The global regulatory trend is clear even if local rules differ. Public authorities are converging on a basic idea: if USD1 stablecoins are going to function as money-like instruments, the issuer and the surrounding arrangement need strong rules for reserves, redemption, disclosures, governance, operations, and cross-border cooperation. The FSB's 2023 recommendations ask authorities to be ready to regulate stablecoin arrangements comprehensively, on a functional basis, and with domestic and international coordination. The FSB's 2025 peer review then reports continued gaps and inconsistencies in implementation, which shows that the policy picture is still developing even as the broad direction becomes clearer.[2][3]

Europe provides one concrete example. The EBA states that issuers of asset-referenced tokens and e-money tokens in the European Union must hold the relevant authorization under MiCA, with the rulebook supplemented by technical standards and guidelines. The EBA's redemption-plan guidance adds detail on how orderly exit should work if an issuer comes under severe stress. New York's DFS guidance offers another example by putting redeemability, reserve assets, and attestations at the center of its approach to supervised dollar-backed stablecoins. Different jurisdictions use different legal tools, but the recurring themes are similar.[7][8][9]

That shared policy direction changes how the word solution should be understood. In the early years of stablecoins, many conversations focused on speed alone. The newer official view is broader. A real solution for USD1 stablecoins is not only a fast token. It is a full arrangement that can survive scrutiny over reserve safety, user rights, operational controls, and cross-border accountability.[1][2][3]

The bottom line

USD1 stablecoins can be a real solution when the problem is digitally native and dollar-linked. The strongest cases are continuous settlement, cross-border movement where digital rails truly reduce friction, internal treasury transfers, and tokenized markets that need a shared settlement asset. In those lanes, USD1 stablecoins can reduce waiting, reduce the work of matching payment records, and make software-driven payment flows more practical. That is the useful, non-hyped reading of the idea.[5][10]

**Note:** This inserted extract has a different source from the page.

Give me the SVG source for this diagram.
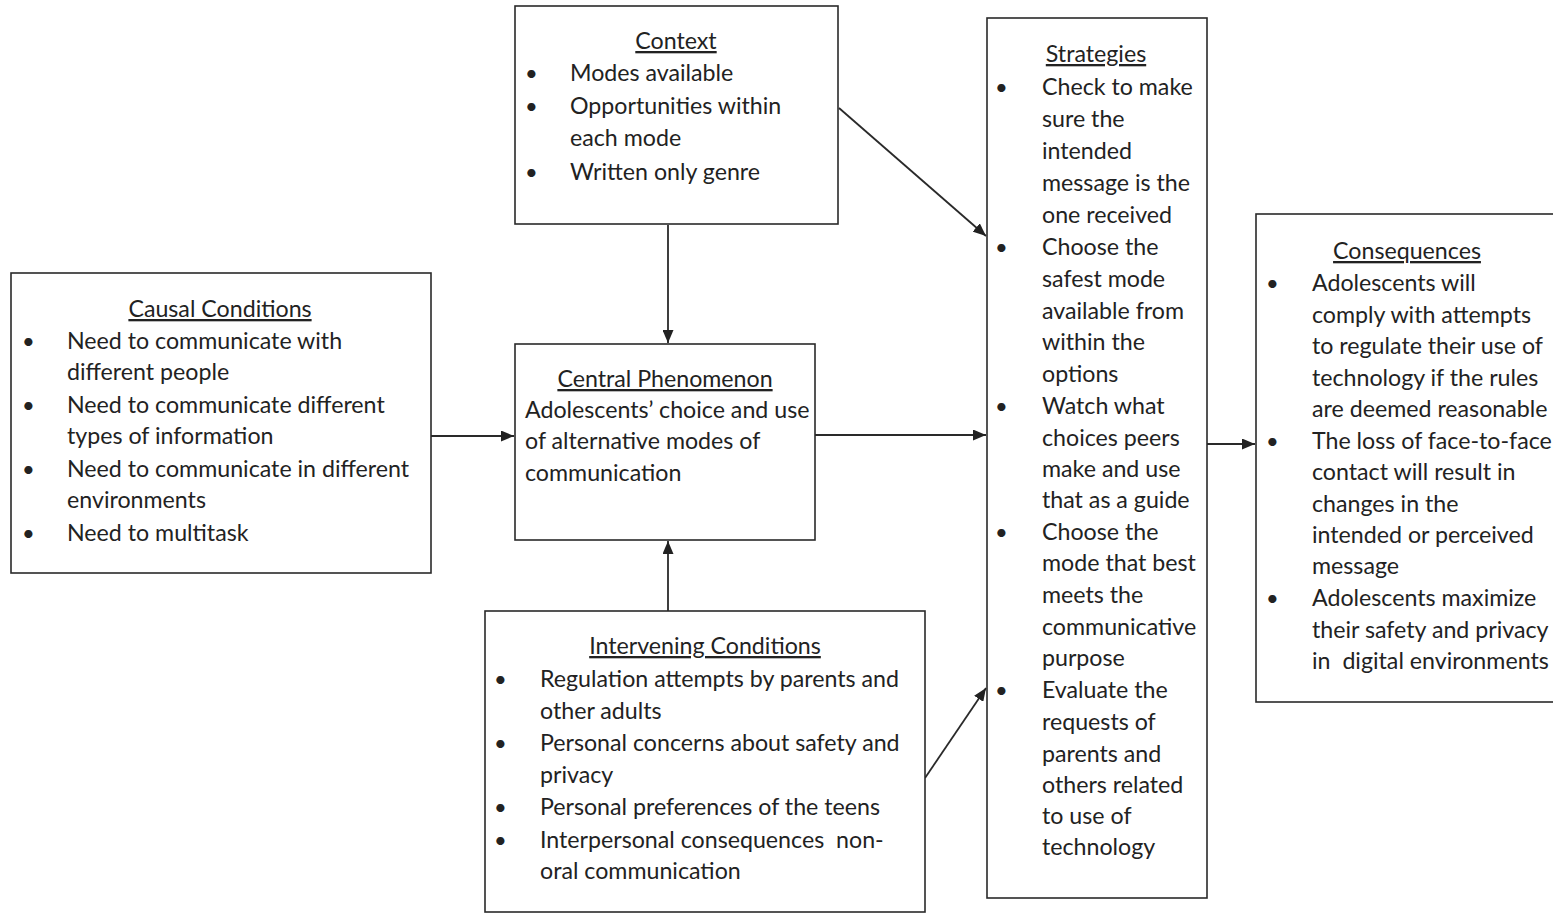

USD1 stablecoins stop being a strong solution when the surrounding design is weak or when another tool already fits better. Poor reserve quality, unclear legal claims, weak disclosures, thin redemption access, fragile operations, and limited compliance controls can turn a convenience into a source of run risk. Likewise, if local instant payments, tokenized deposits (bank deposits represented as digital tokens), or ordinary bank money already do the job cleanly, USD1 stablecoins may add complexity without adding enough value. The sober conclusion is simple: USD1 stablecoins are neither a magic answer nor an empty fad. USD1 stablecoins are a specialized digital-dollar tool whose usefulness depends on fit, design, and trust.[1][4][6][10][11]

Sources

  1. Understanding Stablecoins, International Monetary Fund, 2025.
  2. High-level Recommendations for the Regulation, Supervision and Oversight of Global Stablecoin Arrangements: Final report, Financial Stability Board, 2023.
  3. Thematic Review on FSB Global Regulatory Framework for Crypto-asset Activities: Peer review report, Financial Stability Board, 2025.
  4. III. The next-generation monetary and financial system, Bank for International Settlements Annual Report 2025.
  5. Considerations for the use of stablecoin arrangements in cross-border payments, Committee on Payments and Market Infrastructures, Bank for International Settlements, 2023.
  6. Stablecoins on the rise: still small in the euro area, but spillover risks loom, European Central Bank, 2025.
  7. Asset-referenced and e-money tokens (MiCA), European Banking Authority.
  8. The EBA publishes Guidelines on redemption plans under the Markets in Crypto-Assets Regulation, European Banking Authority, 2024.
  9. Industry Letter - June 8, 2022: Guidance on the Issuance of U.S. Dollar-Backed Stablecoins, New York State Department of Financial Services, 2022.
  10. Stablecoins: Growth Potential and Impact on Banking, Board of Governors of the Federal Reserve System, 2022.
  11. Primary and Secondary Markets for Stablecoins, Board of Governors of the Federal Reserve System, 2024.